Violents combats à Khartoum à la veille d’un «triste» Aïd
Par AlAhed avec AFP
Les combats ont fait rage mardi à Khartoum entre les paramilitaires qui menacent de prendre la ville et l'armée qui appelle désormais tous les jeunes du Soudan à s'engager sous les drapeaux, à la veille de la fête musulmane de l'Aïd al-Adha.
Dans la capitale, les combats entre l'armée, dirigée par le général Abdel Fattah al-Burhane, et les Forces de soutien rapide (FSR) du général Mohamed Hamdane Daglo se concentrent désormais autour des bases militaires.
Les FSR sont, depuis le début de la guerre le 15 avril, présentes en masse dans les quartiers résidentiels où elles avaient établi de longue date leurs bases. L'armée, elle, tente de jouer de son principal atout: les airs, qu'elle contrôle seule, sans que son infanterie ne parvienne à prendre pied dans l'immense ville traversée par deux bras du Nil.
Depuis plusieurs jours, les FSR tentent de prendre les dernières bases de l'armée dans la capitale où se terrent encore des millions d'habitants --près d'un million et demi sont partis, fuyant les balles perdues et les coupures d'eau et d'électricité sous une chaleur harassante.
Les FSR ont pris le QG de la police et son immense arsenal dans le sud de Khartoum et mardi, elles ont harcelé l'armée sur des bases dans le centre, le nord et le sud de Khartoum, ont rapporté des habitants à l'AFP.
Sous les tirs, Mawaheb Omar, terrée chez elle avec ses quatre enfants, raconte à l'AFP une fête de l'Aïd qui s'annonce «misérable et sans saveur: on ne peut même pas acheter de mouton».
L'Aïd al-Adha est la plus grande fête du calendrier musulman, au cours de laquelle les fidèles doivent sacrifier un animal à la mémoire d'Abraham qui, selon la tradition, avait immolé un mouton in extremis à la place de son fils Ismaïl.
Pillages
A l'occasion de l'Aïd, les deux généraux en guerre se sont fendus d'un message à la nation. Le général Burhane pour appeler à la télévision d'Etat «tous les jeunes du pays et tous ceux qui peuvent le défendre à ne pas hésiter à le faire (...) ou à rejoindre les unités militaires».
Et le général Daglo pour répondre dans un enregistrement vocal mis en ligne aux accusations de «crimes contre l'humanité» de l'ONU et de guerre «ethnique» au Darfour (ouest), où ses anciens miliciens sont accusés d'atrocités dans la sanglante guerre lancée en 2003.
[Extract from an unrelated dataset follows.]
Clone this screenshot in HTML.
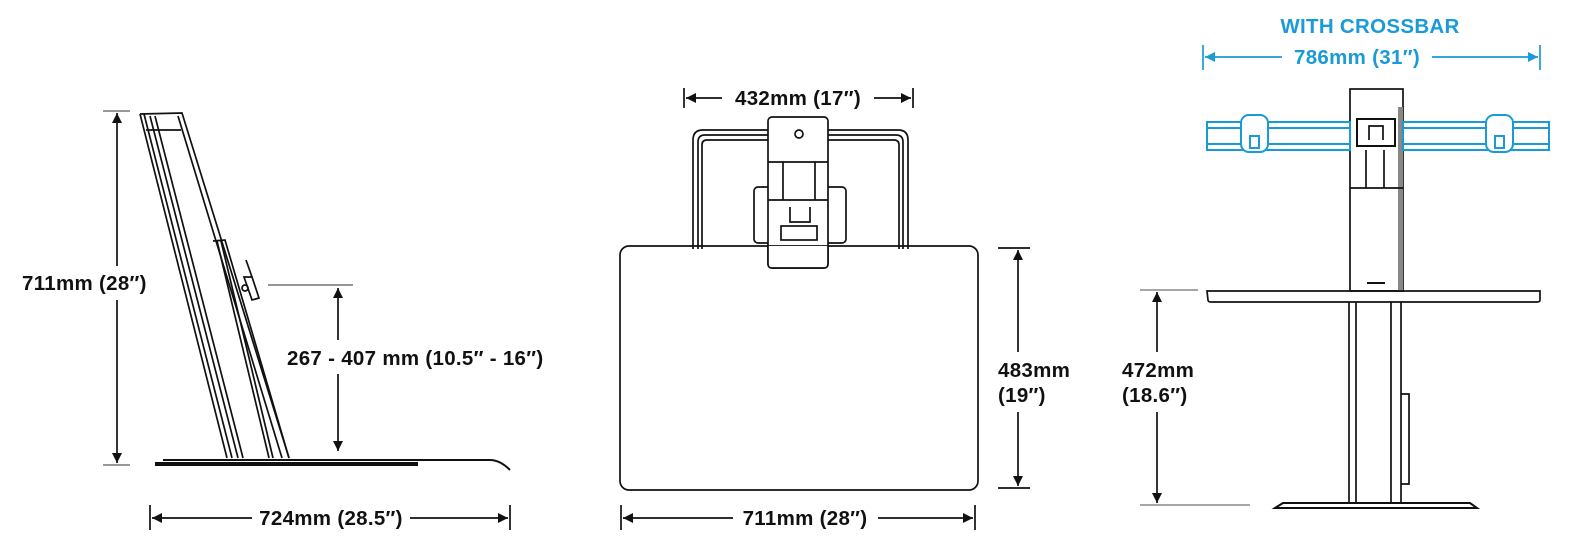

Mardi, de nouveau, la Troïka pour le Soudan --Norvège, Etats-Unis et Grande-Bretagne-- a dénoncé des «violations des droits humains, violences sexuelles et violences à dimension ethnique, attribuées globalement aux FSR et à leurs milices alliées».
Le patron des paramilitaires a promis «des actions rapides et strictes» à l'encontre de ses hommes qui ont mené de telles exactions, alors que les FSR assurent avoir commencer à juger certains membres «indisciplinés».
Ils ont aussi annoncé libérer «100 (soldats) prisonniers de guerre». Depuis le début du conflit, les deux camps not échangé plusieurs fois des otages via la Croix-Rouge sans jamais préciser le nombre de prisonniers qu'ils détiennent encore.
Le général Daglo, lui-même issu d'une tribu arabe du Darfour, a appelé à «éviter de plonger dans la guerre civile» cette région riche en or où vit plus du quart des Soudanais. Le général Burhane, lui, y a dénoncé, comme de nombreux habitants des ethnies non-arabes, un «génocide» des FSR.
Nouveaux fronts
En difficulté à Khartoum, l'armée doit faire face à de nouveaux fronts: un groupe rebelle l'attaque désormais au Kordofan, au sud de Khartoum, et dans le Nil Bleu, frontalier de l'Ethiopie.
La mission de l'ONU au Soudan, qui a retiré la quasi-totalité de son personnel du pays au début de la guerre, s'est dite «très inquiète» de la violence à Kurmuk, localité du Nil Bleu, d'où «des centaines de civils ont fui vers l'Ethiopie».
En tout, plus de deux millions de personnes ont été déplacées au Soudan depuis le 15 avril, tandis que 600.000 autres ont fui le pays, principalement vers l'Egypte au nord et le Tchad à l'ouest.
L'ONU et les humanitaires disent manquer de fonds et mettent en garde: la saison des pluies, de juin à septembre, met grandement en péril leur capacité d'action alors que 25 millions de personnes ont besoin d'aide humanitaire pour survivre.
Et avec les pluies viennent les épidémies de paludisme, de choléra et de dengue.